(Short task): Gather all lines with the word "chart" in them.

--- START OF Data block ---

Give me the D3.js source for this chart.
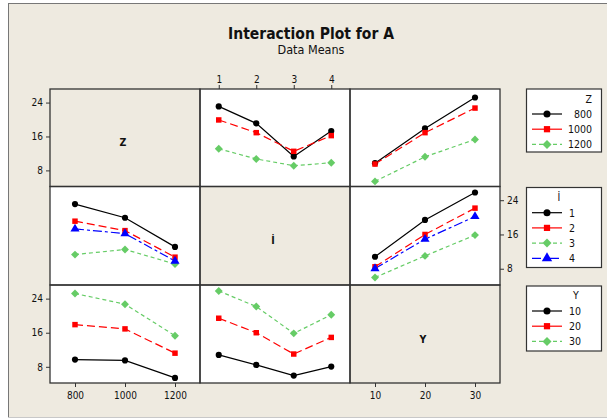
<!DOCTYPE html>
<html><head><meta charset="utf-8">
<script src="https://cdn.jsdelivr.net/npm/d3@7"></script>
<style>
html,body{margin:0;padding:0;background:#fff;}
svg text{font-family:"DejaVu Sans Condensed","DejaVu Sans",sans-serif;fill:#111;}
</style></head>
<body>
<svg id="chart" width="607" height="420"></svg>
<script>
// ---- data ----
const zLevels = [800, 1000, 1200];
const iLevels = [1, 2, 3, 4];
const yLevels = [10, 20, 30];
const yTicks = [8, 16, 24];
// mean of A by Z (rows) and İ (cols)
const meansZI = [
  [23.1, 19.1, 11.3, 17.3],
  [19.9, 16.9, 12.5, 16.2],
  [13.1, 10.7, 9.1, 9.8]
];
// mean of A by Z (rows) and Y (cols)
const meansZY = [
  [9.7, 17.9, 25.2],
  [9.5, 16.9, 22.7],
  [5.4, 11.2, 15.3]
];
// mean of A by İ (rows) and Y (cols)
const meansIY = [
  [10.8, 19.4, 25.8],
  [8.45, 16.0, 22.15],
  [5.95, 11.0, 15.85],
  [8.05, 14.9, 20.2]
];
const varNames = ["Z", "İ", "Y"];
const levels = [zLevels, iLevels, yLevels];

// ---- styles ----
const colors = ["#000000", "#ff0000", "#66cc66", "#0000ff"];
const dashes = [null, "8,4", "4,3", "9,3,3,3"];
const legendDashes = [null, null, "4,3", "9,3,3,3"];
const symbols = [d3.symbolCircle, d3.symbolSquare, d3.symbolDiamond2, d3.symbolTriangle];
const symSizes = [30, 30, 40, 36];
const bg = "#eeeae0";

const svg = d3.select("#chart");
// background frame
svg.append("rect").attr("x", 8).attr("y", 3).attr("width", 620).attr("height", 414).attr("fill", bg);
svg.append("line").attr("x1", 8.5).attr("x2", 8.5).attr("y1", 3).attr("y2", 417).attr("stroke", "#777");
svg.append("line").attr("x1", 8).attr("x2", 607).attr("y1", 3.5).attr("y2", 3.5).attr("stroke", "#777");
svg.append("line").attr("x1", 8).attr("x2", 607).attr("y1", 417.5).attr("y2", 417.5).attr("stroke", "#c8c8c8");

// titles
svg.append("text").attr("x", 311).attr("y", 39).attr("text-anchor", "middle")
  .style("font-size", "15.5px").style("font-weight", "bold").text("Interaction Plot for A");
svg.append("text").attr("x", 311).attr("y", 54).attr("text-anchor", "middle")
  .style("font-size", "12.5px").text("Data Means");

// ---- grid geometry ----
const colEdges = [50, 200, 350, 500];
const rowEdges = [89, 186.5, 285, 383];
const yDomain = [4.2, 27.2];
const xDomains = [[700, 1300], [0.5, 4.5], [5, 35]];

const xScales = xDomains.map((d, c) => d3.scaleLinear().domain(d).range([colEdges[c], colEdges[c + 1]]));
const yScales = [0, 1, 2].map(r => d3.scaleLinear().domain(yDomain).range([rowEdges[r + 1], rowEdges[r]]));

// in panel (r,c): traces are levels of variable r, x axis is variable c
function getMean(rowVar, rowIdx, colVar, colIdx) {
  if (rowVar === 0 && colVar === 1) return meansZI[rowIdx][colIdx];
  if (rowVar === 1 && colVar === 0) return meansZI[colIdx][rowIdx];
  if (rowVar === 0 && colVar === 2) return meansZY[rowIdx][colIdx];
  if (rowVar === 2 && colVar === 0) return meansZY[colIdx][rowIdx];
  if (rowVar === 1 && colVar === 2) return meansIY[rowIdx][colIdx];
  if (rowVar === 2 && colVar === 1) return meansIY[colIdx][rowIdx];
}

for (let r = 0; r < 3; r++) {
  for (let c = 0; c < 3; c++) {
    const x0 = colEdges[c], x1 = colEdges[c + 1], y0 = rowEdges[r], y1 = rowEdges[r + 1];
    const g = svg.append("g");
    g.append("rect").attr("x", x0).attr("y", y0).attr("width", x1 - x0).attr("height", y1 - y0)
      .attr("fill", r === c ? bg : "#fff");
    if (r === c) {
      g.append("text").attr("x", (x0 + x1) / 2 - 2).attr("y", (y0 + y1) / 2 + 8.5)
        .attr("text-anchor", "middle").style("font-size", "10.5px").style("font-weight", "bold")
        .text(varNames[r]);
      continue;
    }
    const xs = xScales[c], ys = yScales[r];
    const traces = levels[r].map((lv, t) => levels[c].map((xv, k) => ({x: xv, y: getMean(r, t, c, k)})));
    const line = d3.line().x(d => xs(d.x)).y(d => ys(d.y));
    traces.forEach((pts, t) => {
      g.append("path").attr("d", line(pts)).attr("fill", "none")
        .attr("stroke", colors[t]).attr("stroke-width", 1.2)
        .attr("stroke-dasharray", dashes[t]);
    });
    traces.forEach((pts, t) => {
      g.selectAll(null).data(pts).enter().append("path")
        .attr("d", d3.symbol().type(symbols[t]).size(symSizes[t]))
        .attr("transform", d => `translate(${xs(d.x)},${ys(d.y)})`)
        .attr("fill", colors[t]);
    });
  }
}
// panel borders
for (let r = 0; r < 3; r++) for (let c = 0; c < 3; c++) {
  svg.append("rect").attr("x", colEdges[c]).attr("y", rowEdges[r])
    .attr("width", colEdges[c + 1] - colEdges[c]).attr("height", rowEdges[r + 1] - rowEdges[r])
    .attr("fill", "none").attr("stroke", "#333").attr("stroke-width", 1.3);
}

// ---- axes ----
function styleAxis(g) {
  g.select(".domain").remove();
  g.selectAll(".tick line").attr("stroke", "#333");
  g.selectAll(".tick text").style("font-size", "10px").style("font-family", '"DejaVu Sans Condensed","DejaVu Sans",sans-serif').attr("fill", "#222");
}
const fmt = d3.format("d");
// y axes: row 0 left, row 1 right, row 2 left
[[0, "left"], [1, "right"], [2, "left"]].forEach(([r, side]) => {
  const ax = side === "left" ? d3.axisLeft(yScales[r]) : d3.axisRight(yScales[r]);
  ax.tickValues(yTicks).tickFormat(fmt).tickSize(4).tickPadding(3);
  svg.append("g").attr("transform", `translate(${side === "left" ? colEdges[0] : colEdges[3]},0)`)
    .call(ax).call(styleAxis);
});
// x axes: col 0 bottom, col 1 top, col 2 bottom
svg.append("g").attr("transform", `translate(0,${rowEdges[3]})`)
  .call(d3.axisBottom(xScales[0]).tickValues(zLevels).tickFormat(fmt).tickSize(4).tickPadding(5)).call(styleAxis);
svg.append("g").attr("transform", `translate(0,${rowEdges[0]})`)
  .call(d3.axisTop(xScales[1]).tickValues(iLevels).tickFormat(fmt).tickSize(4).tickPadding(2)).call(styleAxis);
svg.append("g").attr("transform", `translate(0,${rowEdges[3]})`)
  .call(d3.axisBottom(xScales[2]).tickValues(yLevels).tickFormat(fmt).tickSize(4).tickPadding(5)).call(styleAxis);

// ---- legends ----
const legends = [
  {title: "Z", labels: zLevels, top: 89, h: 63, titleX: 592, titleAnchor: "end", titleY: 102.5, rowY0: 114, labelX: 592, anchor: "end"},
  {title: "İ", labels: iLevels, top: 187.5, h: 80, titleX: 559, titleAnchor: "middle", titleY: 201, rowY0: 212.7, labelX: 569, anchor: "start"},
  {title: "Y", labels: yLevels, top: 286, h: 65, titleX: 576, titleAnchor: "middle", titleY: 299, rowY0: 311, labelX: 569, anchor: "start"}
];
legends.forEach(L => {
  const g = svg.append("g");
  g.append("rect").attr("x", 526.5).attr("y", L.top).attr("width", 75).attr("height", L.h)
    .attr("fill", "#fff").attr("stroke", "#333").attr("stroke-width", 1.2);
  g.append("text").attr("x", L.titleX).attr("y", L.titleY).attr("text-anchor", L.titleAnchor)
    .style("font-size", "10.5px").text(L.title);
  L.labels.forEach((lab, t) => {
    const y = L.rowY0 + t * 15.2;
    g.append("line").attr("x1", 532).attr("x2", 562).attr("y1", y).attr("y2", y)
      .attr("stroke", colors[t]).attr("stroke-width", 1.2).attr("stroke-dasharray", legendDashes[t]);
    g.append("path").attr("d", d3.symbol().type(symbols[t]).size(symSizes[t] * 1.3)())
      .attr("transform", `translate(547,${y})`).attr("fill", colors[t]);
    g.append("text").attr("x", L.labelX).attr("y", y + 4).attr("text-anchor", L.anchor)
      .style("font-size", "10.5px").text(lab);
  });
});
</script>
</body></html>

--- END OF Data block ---

(Answer to this problem):
Give me the D3.js source for this chart.
<svg id="chart" width="607" height="420"></svg>
const svg = d3.select("#chart");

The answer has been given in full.